#### What is required
Return the listing below in full, with every line exactly as it is.

#### Data section

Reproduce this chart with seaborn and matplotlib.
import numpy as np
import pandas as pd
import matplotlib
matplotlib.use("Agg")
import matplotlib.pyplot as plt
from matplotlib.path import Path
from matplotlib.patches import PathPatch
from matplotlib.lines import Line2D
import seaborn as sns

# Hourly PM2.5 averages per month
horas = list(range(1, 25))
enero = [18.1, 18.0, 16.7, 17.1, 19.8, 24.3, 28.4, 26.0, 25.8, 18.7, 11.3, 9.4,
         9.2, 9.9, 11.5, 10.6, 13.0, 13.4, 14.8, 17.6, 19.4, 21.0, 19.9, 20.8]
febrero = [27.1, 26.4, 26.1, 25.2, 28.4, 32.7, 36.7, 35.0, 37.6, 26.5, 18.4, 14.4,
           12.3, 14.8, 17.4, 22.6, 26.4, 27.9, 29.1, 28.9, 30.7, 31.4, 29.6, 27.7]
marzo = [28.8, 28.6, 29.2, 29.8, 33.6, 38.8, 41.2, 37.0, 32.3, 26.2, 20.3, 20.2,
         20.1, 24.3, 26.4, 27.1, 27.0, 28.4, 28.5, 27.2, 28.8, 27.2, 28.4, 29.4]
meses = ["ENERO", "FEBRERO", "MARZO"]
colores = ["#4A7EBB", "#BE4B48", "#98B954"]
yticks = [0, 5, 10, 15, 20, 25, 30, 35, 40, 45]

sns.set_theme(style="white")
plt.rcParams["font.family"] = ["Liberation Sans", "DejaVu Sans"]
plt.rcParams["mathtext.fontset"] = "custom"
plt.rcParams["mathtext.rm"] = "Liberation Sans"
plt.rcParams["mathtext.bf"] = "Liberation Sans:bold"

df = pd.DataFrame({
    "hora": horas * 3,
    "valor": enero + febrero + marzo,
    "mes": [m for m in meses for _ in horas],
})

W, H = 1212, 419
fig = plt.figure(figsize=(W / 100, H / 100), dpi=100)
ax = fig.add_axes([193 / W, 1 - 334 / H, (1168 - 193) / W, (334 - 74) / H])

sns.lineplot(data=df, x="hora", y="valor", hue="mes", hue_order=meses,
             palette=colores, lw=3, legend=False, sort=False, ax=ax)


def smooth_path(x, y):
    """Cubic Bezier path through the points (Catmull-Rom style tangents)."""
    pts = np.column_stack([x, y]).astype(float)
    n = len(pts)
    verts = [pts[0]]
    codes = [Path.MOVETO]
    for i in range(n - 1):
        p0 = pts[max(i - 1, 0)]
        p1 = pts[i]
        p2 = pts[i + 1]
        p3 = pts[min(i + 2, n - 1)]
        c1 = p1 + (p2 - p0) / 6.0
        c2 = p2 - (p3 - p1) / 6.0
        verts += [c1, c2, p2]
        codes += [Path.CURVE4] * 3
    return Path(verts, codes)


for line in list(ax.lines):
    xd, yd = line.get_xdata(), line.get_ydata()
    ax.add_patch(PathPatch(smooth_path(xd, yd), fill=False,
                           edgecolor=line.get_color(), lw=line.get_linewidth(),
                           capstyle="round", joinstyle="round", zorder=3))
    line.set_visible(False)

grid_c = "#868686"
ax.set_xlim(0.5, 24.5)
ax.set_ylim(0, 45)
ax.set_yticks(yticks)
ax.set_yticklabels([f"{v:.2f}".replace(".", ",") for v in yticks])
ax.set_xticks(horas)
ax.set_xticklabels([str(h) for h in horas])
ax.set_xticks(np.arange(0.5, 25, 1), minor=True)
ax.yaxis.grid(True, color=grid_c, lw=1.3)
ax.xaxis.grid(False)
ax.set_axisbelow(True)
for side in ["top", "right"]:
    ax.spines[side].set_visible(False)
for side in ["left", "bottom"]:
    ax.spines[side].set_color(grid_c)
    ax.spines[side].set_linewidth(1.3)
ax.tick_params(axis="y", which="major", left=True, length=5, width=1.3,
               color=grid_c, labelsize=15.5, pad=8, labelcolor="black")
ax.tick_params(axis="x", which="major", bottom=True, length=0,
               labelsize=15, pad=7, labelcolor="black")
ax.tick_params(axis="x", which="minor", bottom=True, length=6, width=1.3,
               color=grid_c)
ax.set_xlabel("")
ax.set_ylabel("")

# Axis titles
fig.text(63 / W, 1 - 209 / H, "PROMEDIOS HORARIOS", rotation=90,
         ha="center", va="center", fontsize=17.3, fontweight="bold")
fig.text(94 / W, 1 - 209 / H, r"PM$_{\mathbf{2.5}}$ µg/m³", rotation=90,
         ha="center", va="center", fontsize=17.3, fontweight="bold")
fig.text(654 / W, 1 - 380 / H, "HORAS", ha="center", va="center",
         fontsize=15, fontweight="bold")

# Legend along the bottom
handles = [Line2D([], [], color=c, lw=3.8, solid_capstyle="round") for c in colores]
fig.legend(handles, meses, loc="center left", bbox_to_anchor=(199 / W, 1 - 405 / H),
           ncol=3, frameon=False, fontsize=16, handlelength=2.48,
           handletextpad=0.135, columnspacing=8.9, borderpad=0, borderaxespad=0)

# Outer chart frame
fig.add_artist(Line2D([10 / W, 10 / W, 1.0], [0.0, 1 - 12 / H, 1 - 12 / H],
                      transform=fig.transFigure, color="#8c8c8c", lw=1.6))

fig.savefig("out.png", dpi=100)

#### Response
Reproduce this chart with seaborn and matplotlib.
import numpy as np
import pandas as pd
import matplotlib
matplotlib.use("Agg")
import matplotlib.pyplot as plt
from matplotlib.path import Path
from matplotlib.patches import PathPatch
from matplotlib.lines import Line2D
import seaborn as sns

# Hourly PM2.5 averages per month
horas = list(range(1, 25))
enero = [18.1, 18.0, 16.7, 17.1, 19.8, 24.3, 28.4, 26.0, 25.8, 18.7, 11.3, 9.4,
         9.2, 9.9, 11.5, 10.6, 13.0, 13.4, 14.8, 17.6, 19.4, 21.0, 19.9, 20.8]
febrero = [27.1, 26.4, 26.1, 25.2, 28.4, 32.7, 36.7, 35.0, 37.6, 26.5, 18.4, 14.4,
           12.3, 14.8, 17.4, 22.6, 26.4, 27.9, 29.1, 28.9, 30.7, 31.4, 29.6, 27.7]
marzo = [28.8, 28.6, 29.2, 29.8, 33.6, 38.8, 41.2, 37.0, 32.3, 26.2, 20.3, 20.2,
         20.1, 24.3, 26.4, 27.1, 27.0, 28.4, 28.5, 27.2, 28.8, 27.2, 28.4, 29.4]
meses = ["ENERO", "FEBRERO", "MARZO"]
colores = ["#4A7EBB", "#BE4B48", "#98B954"]
yticks = [0, 5, 10, 15, 20, 25, 30, 35, 40, 45]

sns.set_theme(style="white")
plt.rcParams["font.family"] = ["Liberation Sans", "DejaVu Sans"]
plt.rcParams["mathtext.fontset"] = "custom"
plt.rcParams["mathtext.rm"] = "Liberation Sans"
plt.rcParams["mathtext.bf"] = "Liberation Sans:bold"

df = pd.DataFrame({
    "hora": horas * 3,
    "valor": enero + febrero + marzo,
    "mes": [m for m in meses for _ in horas],
})

W, H = 1212, 419
fig = plt.figure(figsize=(W / 100, H / 100), dpi=100)
ax = fig.add_axes([193 / W, 1 - 334 / H, (1168 - 193) / W, (334 - 74) / H])

sns.lineplot(data=df, x="hora", y="valor", hue="mes", hue_order=meses,
             palette=colores, lw=3, legend=False, sort=False, ax=ax)


def smooth_path(x, y):
    """Cubic Bezier path through the points (Catmull-Rom style tangents)."""
    pts = np.column_stack([x, y]).astype(float)
    n = len(pts)
    verts = [pts[0]]
    codes = [Path.MOVETO]
    for i in range(n - 1):
        p0 = pts[max(i - 1, 0)]
        p1 = pts[i]
        p2 = pts[i + 1]
        p3 = pts[min(i + 2, n - 1)]
        c1 = p1 + (p2 - p0) / 6.0
        c2 = p2 - (p3 - p1) / 6.0
        verts += [c1, c2, p2]
        codes += [Path.CURVE4] * 3
    return Path(verts, codes)


for line in list(ax.lines):
    xd, yd = line.get_xdata(), line.get_ydata()
    ax.add_patch(PathPatch(smooth_path(xd, yd), fill=False,
                           edgecolor=line.get_color(), lw=line.get_linewidth(),
                           capstyle="round", joinstyle="round", zorder=3))
    line.set_visible(False)

grid_c = "#868686"
ax.set_xlim(0.5, 24.5)
ax.set_ylim(0, 45)
ax.set_yticks(yticks)
ax.set_yticklabels([f"{v:.2f}".replace(".", ",") for v in yticks])
ax.set_xticks(horas)
ax.set_xticklabels([str(h) for h in horas])
ax.set_xticks(np.arange(0.5, 25, 1), minor=True)
ax.yaxis.grid(True, color=grid_c, lw=1.3)
ax.xaxis.grid(False)
ax.set_axisbelow(True)
for side in ["top", "right"]:
    ax.spines[side].set_visible(False)
for side in ["left", "bottom"]:
    ax.spines[side].set_color(grid_c)
    ax.spines[side].set_linewidth(1.3)
ax.tick_params(axis="y", which="major", left=True, length=5, width=1.3,
               color=grid_c, labelsize=15.5, pad=8, labelcolor="black")
ax.tick_params(axis="x", which="major", bottom=True, length=0,
               labelsize=15, pad=7, labelcolor="black")
ax.tick_params(axis="x", which="minor", bottom=True, length=6, width=1.3,
               color=grid_c)
ax.set_xlabel("")
ax.set_ylabel("")

# Axis titles
fig.text(63 / W, 1 - 209 / H, "PROMEDIOS HORARIOS", rotation=90,
         ha="center", va="center", fontsize=17.3, fontweight="bold")
fig.text(94 / W, 1 - 209 / H, r"PM$_{\mathbf{2.5}}$ µg/m³", rotation=90,
         ha="center", va="center", fontsize=17.3, fontweight="bold")
fig.text(654 / W, 1 - 380 / H, "HORAS", ha="center", va="center",
         fontsize=15, fontweight="bold")

# Legend along the bottom
handles = [Line2D([], [], color=c, lw=3.8, solid_capstyle="round") for c in colores]
fig.legend(handles, meses, loc="center left", bbox_to_anchor=(199 / W, 1 - 405 / H),
           ncol=3, frameon=False, fontsize=16, handlelength=2.48,
           handletextpad=0.135, columnspacing=8.9, borderpad=0, borderaxespad=0)

# Outer chart frame
fig.add_artist(Line2D([10 / W, 10 / W, 1.0], [0.0, 1 - 12 / H, 1 - 12 / H],
                      transform=fig.transFigure, color="#8c8c8c", lw=1.6))

fig.savefig("out.png", dpi=100)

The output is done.